In the Gospels two remarkable genealogies are recorded of our Master, Christ Jesus. St. Matthew traces a line of material ancestry from David to Jesus, thus testifying to the slow advance of human thought through many generations, or spiritual re-births, till it approaches a point of coincidence with the Divine; or, more exactly, till it reaches a point of self-dissolution, and the Divine is manifested just in so far and wherever the human has disappeared. The other genealogy is wholly Divine, and tells of the Light that emits light,—the Logos, or Divine Reasoning, which is ever with the Father, and shines in the darkness of earth through the One conceived of God. This is the real genealogy of us all, as God's ideas, and it is also the true origin and history of Christian Science. But it is natural, as so large a part of our thought is still human in spite of the spiritualizing influence of Science which is daily lifting thought above the clods to blossom in higher spheres of activity, for us to feel a deep interest in that building up of consciousness that has finally given way to let in so glorious a radiance on all humanity.
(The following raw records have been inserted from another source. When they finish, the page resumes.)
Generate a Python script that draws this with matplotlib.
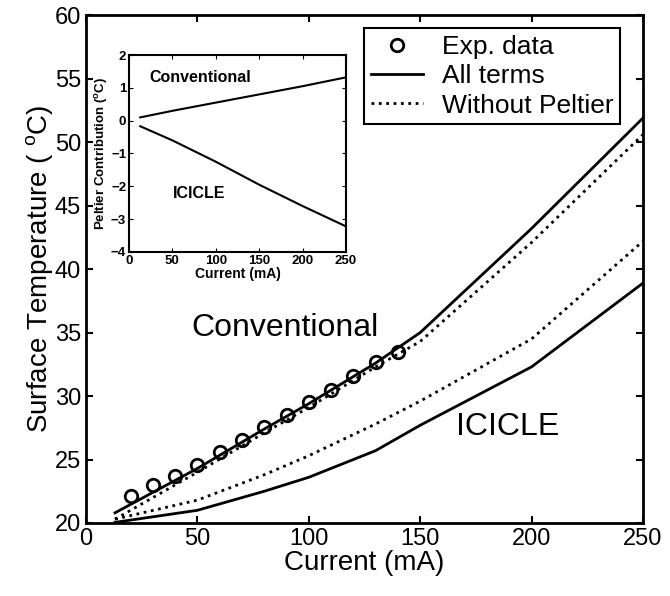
import matplotlib
matplotlib.use("Agg")
import matplotlib.pyplot as plt

plt.rcParams['font.family'] = ['Liberation Sans', 'DejaVu Sans']
plt.rcParams['mathtext.default'] = 'regular'

# measured surface temperature (conventional device)
exp_current = [20, 30, 40, 50, 60, 70, 80, 90, 100, 110, 120, 130, 140]
exp_temp = [22.1, 23.0, 23.7, 24.6, 25.6, 26.5, 27.6, 28.5, 29.5, 30.5, 31.6, 32.7, 33.5]

# model curves
model_current = [13, 50, 80, 100, 130, 150, 200, 250]
conv_all = [20.8, 24.3, 27.4, 29.4, 32.6, 35.0, 43.2, 51.9]
conv_nopelt = [20.3, 24.0, 27.1, 29.1, 32.3, 34.3, 42.1, 50.6]
icicle_all = [20.05, 21.0, 22.5, 23.6, 25.7, 27.7, 32.3, 38.9]
icicle_nopelt = [20.3, 21.8, 23.8, 25.3, 27.8, 29.6, 34.5, 42.2]

# inset: peltier contribution
inset_current = [13, 50, 100, 150, 200, 250]
pelt_conv = [0.1, 0.3, 0.55, 0.8, 1.05, 1.32]
pelt_icicle = [-0.17, -0.6, -1.25, -1.95, -2.6, -3.22]

fig = plt.figure(figsize=(6.70, 5.96), dpi=100)
ax = fig.add_axes([0.1284, 0.1225, 0.8313, 0.852])

ax.plot(exp_current, exp_temp, 'o', mfc='none', mec='black', ms=9, mew=2, label='Exp. data')
ax.plot(model_current, conv_all, '-', color='black', lw=2, label='All terms')
ax.plot(model_current, conv_nopelt, ':', color='black', lw=2, label='Without Peltier')
ax.plot(model_current, icicle_all, '-', color='black', lw=2)
ax.plot(model_current, icicle_nopelt, ':', color='black', lw=2)

ax.set_xlim(0, 250)
ax.set_ylim(20, 60)
ax.set_xticks([0, 50, 100, 150, 200, 250])
ax.set_yticks([20, 25, 30, 35, 40, 45, 50, 55, 60])
ax.tick_params(direction='in', top=True, right=True, labelsize=17, length=5, width=1.5)
for s in ax.spines.values():
    s.set_linewidth(2)
ax.set_xlabel('Current (mA)', fontsize=20, labelpad=0)
ax.set_ylabel('Surface Temperature ( $^{o}$C)', fontsize=20, labelpad=0)

ax.text(89.3, 35.35, 'Conventional', fontsize=23, ha='center', va='center')
ax.text(189.4, 27.6, 'ICICLE', fontsize=23, ha='center', va='center')

leg = ax.legend(loc='upper right', bbox_to_anchor=(0.9587, 0.974), fontsize=19,
                frameon=True, fancybox=False, edgecolor='black', framealpha=1,
                handlelength=2.0, borderpad=0.25, labelspacing=0.2, handletextpad=0.7,
                borderaxespad=0)
leg.get_frame().set_linewidth(1.5)

ins = fig.add_axes([0.1925, 0.5772, 0.3239, 0.3305])
ins.plot(inset_current, pelt_conv, '-', color='black', lw=1.5)
ins.plot(inset_current, pelt_icicle, '-', color='black', lw=1.5)
ins.set_xlim(0, 250)
ins.set_ylim(-4, 2)
ins.set_xticks([0, 50, 100, 150, 200, 250])
ins.set_yticks([-4, -3, -2, -1, 0, 1, 2])
ins.tick_params(direction='in', top=True, right=True, labelsize=9.5, length=3, pad=2)
for lab in ins.get_xticklabels() + ins.get_yticklabels():
    lab.set_fontweight('bold')
for s in ins.spines.values():
    s.set_linewidth(1.5)
ins.set_xlabel('Current (mA)', fontsize=10, fontweight='bold', labelpad=0)
ins.set_ylabel('Peltier Contribution ($^{o}$C)', fontsize=9.5, fontweight='bold', labelpad=1)
ins.text(24, 1.3, 'Conventional', fontsize=11.5, fontweight='bold', va='center')
ins.text(51, -2.22, 'ICICLE', fontsize=11.5, fontweight='bold', va='center')

fig.savefig('out.png', dpi=100)
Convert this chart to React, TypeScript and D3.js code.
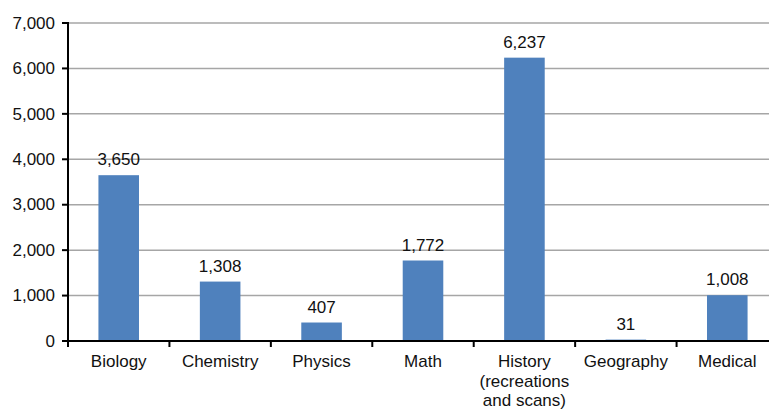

They who see the spiritual signs of the times,—who love America, her Pilgrim and Puritan Fathers,—whose ancestors have fought, not only in a material war for independence, but who have bent their mental sinews to the solving of the greatest problems that can ever confront man,—What is God? and What are man's relations to Him?—such that Christian Science may be the historical fulfilment of what this nation stands for and promises,—a development as yet nationally unacknowledged, but none the less real to the prophetic thinker.
That American institutions are superior to all others in many respects; that the general standard of morals is higher here than in any other country, and the average intelligence greater,—this we devoutly believe. Nevertheless, America is not all she should be, nor all that the civilized world has a right to expect her to be. To America the hungry eyes of idealists, social and religious, have looked for the solution of their problems. Here in a virgin soil, free from conservatism, free from precedent, noble thinkers planted the highest ideals of Europe, which were expected to blossom toward a millennium of altruistic civilization, where advanced mechanical invention would be but the servant of a nation governed both civilly and morally by grander systems than the world had ever seen put into practice.